(begin)
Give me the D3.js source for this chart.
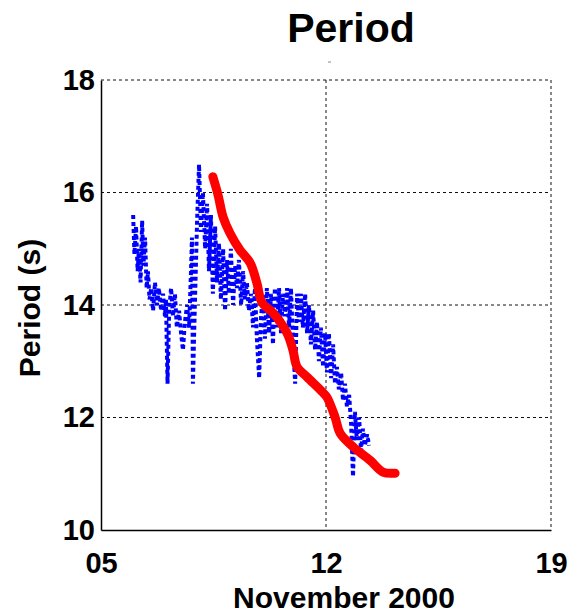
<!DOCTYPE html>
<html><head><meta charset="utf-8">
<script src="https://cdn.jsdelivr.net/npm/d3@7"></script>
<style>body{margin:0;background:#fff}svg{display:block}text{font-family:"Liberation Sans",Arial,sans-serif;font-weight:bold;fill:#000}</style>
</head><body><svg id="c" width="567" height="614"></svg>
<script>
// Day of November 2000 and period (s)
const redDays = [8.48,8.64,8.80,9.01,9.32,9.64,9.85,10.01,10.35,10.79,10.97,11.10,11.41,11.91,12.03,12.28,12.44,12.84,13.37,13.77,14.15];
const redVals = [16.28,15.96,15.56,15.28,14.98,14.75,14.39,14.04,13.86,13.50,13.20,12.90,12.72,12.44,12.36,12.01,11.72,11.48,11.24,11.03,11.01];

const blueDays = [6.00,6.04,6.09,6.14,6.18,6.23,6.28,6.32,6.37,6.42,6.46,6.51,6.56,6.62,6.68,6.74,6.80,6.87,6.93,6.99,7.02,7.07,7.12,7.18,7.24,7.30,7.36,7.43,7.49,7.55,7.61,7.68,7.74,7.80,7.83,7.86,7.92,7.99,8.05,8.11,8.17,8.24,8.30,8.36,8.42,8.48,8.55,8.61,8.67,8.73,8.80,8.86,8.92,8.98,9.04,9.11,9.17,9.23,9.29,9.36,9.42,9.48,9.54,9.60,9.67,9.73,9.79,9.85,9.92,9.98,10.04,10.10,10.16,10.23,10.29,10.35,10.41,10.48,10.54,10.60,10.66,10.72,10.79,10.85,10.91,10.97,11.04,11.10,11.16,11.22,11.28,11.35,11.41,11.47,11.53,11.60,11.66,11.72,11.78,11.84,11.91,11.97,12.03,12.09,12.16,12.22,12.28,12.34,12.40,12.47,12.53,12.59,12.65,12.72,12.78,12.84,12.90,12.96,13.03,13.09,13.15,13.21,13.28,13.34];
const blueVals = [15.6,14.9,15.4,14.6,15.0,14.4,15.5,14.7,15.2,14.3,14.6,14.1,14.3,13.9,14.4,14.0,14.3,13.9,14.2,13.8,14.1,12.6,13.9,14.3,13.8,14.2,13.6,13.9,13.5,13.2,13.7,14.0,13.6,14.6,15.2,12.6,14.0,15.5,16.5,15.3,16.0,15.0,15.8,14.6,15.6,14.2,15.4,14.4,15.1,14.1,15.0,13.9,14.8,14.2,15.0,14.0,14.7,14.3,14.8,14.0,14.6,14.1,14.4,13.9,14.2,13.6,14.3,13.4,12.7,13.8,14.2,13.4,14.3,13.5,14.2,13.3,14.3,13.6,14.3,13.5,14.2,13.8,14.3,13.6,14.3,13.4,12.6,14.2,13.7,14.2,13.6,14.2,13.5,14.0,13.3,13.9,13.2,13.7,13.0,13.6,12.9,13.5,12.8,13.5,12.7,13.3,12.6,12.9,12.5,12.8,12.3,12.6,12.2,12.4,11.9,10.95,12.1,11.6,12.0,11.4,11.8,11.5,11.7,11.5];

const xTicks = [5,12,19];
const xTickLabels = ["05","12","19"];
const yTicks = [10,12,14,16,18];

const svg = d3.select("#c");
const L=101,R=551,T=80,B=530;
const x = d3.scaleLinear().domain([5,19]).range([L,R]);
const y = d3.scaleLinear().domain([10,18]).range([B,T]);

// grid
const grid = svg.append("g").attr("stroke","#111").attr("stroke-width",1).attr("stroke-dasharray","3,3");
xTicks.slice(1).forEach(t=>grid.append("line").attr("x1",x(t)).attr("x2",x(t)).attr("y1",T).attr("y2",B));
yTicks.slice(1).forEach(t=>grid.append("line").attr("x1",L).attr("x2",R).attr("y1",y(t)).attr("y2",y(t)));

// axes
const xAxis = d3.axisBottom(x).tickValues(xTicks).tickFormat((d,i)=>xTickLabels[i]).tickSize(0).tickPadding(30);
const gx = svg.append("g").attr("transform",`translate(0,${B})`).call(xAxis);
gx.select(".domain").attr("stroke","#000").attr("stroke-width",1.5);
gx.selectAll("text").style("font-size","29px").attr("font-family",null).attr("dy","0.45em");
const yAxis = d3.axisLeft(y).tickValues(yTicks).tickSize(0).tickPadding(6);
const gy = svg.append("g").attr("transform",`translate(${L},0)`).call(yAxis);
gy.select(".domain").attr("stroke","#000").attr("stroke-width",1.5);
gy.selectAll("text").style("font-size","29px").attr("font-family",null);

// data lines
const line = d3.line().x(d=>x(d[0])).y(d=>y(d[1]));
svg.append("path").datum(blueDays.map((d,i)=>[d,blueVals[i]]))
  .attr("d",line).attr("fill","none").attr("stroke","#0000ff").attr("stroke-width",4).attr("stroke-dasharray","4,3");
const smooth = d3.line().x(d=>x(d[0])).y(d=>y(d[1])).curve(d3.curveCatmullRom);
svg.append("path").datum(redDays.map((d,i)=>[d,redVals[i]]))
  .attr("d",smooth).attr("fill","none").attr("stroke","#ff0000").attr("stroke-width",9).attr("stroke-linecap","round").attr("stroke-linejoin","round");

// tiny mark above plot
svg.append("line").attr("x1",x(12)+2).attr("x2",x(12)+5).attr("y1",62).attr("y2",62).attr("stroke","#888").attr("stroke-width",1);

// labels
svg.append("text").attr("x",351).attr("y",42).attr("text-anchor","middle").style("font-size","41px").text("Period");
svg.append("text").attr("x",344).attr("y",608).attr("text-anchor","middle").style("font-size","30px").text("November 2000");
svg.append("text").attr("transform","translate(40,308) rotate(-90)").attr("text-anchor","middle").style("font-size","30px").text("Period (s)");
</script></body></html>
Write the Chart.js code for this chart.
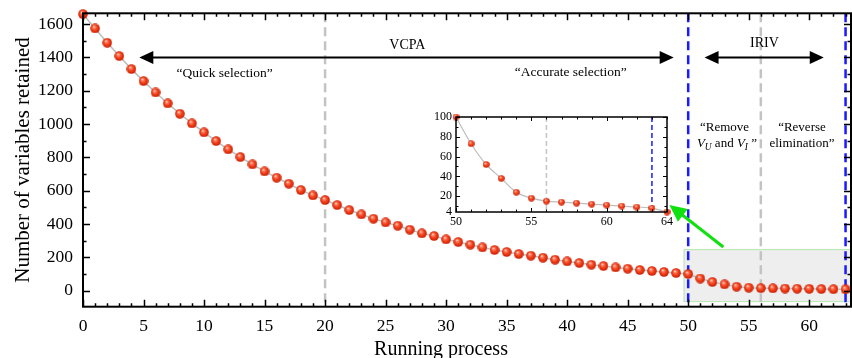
(end)
■ Given request ■
What is needed is an exact reproduction of the data, pictures excluded.

■ The response ■
Give me the D3.js source for this chart.
<!DOCTYPE html>
<html><head><meta charset="utf-8">
<script src="https://cdn.jsdelivr.net/npm/d3@7"></script>
<style>body{margin:0;background:#fff}svg{display:block}text{font-family:"Liberation Sans",Arial,sans-serif;font-weight:bold;fill:#000}</style>
</head><body><svg id="c" width="567" height="614"></svg>
<script>
// Day of November 2000 and period (s)
const redDays = [8.48,8.64,8.80,9.01,9.32,9.64,9.85,10.01,10.35,10.79,10.97,11.10,11.41,11.91,12.03,12.28,12.44,12.84,13.37,13.77,14.15];
const redVals = [16.28,15.96,15.56,15.28,14.98,14.75,14.39,14.04,13.86,13.50,13.20,12.90,12.72,12.44,12.36,12.01,11.72,11.48,11.24,11.03,11.01];

const blueDays = [6.00,6.04,6.09,6.14,6.18,6.23,6.28,6.32,6.37,6.42,6.46,6.51,6.56,6.62,6.68,6.74,6.80,6.87,6.93,6.99,7.02,7.07,7.12,7.18,7.24,7.30,7.36,7.43,7.49,7.55,7.61,7.68,7.74,7.80,7.83,7.86,7.92,7.99,8.05,8.11,8.17,8.24,8.30,8.36,8.42,8.48,8.55,8.61,8.67,8.73,8.80,8.86,8.92,8.98,9.04,9.11,9.17,9.23,9.29,9.36,9.42,9.48,9.54,9.60,9.67,9.73,9.79,9.85,9.92,9.98,10.04,10.10,10.16,10.23,10.29,10.35,10.41,10.48,10.54,10.60,10.66,10.72,10.79,10.85,10.91,10.97,11.04,11.10,11.16,11.22,11.28,11.35,11.41,11.47,11.53,11.60,11.66,11.72,11.78,11.84,11.91,11.97,12.03,12.09,12.16,12.22,12.28,12.34,12.40,12.47,12.53,12.59,12.65,12.72,12.78,12.84,12.90,12.96,13.03,13.09,13.15,13.21,13.28,13.34];
const blueVals = [15.6,14.9,15.4,14.6,15.0,14.4,15.5,14.7,15.2,14.3,14.6,14.1,14.3,13.9,14.4,14.0,14.3,13.9,14.2,13.8,14.1,12.6,13.9,14.3,13.8,14.2,13.6,13.9,13.5,13.2,13.7,14.0,13.6,14.6,15.2,12.6,14.0,15.5,16.5,15.3,16.0,15.0,15.8,14.6,15.6,14.2,15.4,14.4,15.1,14.1,15.0,13.9,14.8,14.2,15.0,14.0,14.7,14.3,14.8,14.0,14.6,14.1,14.4,13.9,14.2,13.6,14.3,13.4,12.7,13.8,14.2,13.4,14.3,13.5,14.2,13.3,14.3,13.6,14.3,13.5,14.2,13.8,14.3,13.6,14.3,13.4,12.6,14.2,13.7,14.2,13.6,14.2,13.5,14.0,13.3,13.9,13.2,13.7,13.0,13.6,12.9,13.5,12.8,13.5,12.7,13.3,12.6,12.9,12.5,12.8,12.3,12.6,12.2,12.4,11.9,10.95,12.1,11.6,12.0,11.4,11.8,11.5,11.7,11.5];

const xTicks = [5,12,19];
const xTickLabels = ["05","12","19"];
const yTicks = [10,12,14,16,18];

const svg = d3.select("#c");
const L=101,R=551,T=80,B=530;
const x = d3.scaleLinear().domain([5,19]).range([L,R]);
const y = d3.scaleLinear().domain([10,18]).range([B,T]);

// grid
const grid = svg.append("g").attr("stroke","#111").attr("stroke-width",1).attr("stroke-dasharray","3,3");
xTicks.slice(1).forEach(t=>grid.append("line").attr("x1",x(t)).attr("x2",x(t)).attr("y1",T).attr("y2",B));
yTicks.slice(1).forEach(t=>grid.append("line").attr("x1",L).attr("x2",R).attr("y1",y(t)).attr("y2",y(t)));

// axes
const xAxis = d3.axisBottom(x).tickValues(xTicks).tickFormat((d,i)=>xTickLabels[i]).tickSize(0).tickPadding(30);
const gx = svg.append("g").attr("transform",`translate(0,${B})`).call(xAxis);
gx.select(".domain").attr("stroke","#000").attr("stroke-width",1.5);
gx.selectAll("text").style("font-size","29px").attr("font-family",null).attr("dy","0.45em");
const yAxis = d3.axisLeft(y).tickValues(yTicks).tickSize(0).tickPadding(6);
const gy = svg.append("g").attr("transform",`translate(${L},0)`).call(yAxis);
gy.select(".domain").attr("stroke","#000").attr("stroke-width",1.5);
gy.selectAll("text").style("font-size","29px").attr("font-family",null);

// data lines
const line = d3.line().x(d=>x(d[0])).y(d=>y(d[1]));
svg.append("path").datum(blueDays.map((d,i)=>[d,blueVals[i]]))
  .attr("d",line).attr("fill","none").attr("stroke","#0000ff").attr("stroke-width",4).attr("stroke-dasharray","4,3");
const smooth = d3.line().x(d=>x(d[0])).y(d=>y(d[1])).curve(d3.curveCatmullRom);
svg.append("path").datum(redDays.map((d,i)=>[d,redVals[i]]))
  .attr("d",smooth).attr("fill","none").attr("stroke","#ff0000").attr("stroke-width",9).attr("stroke-linecap","round").attr("stroke-linejoin","round");

// tiny mark above plot
svg.append("line").attr("x1",x(12)+2).attr("x2",x(12)+5).attr("y1",62).attr("y2",62).attr("stroke","#888").attr("stroke-width",1);

// labels
svg.append("text").attr("x",351).attr("y",42).attr("text-anchor","middle").style("font-size","41px").text("Period");
svg.append("text").attr("x",344).attr("y",608).attr("text-anchor","middle").style("font-size","30px").text("November 2000");
svg.append("text").attr("transform","translate(40,308) rotate(-90)").attr("text-anchor","middle").style("font-size","30px").text("Period (s)");
</script></body></html>
Write the Chart.js code for this chart.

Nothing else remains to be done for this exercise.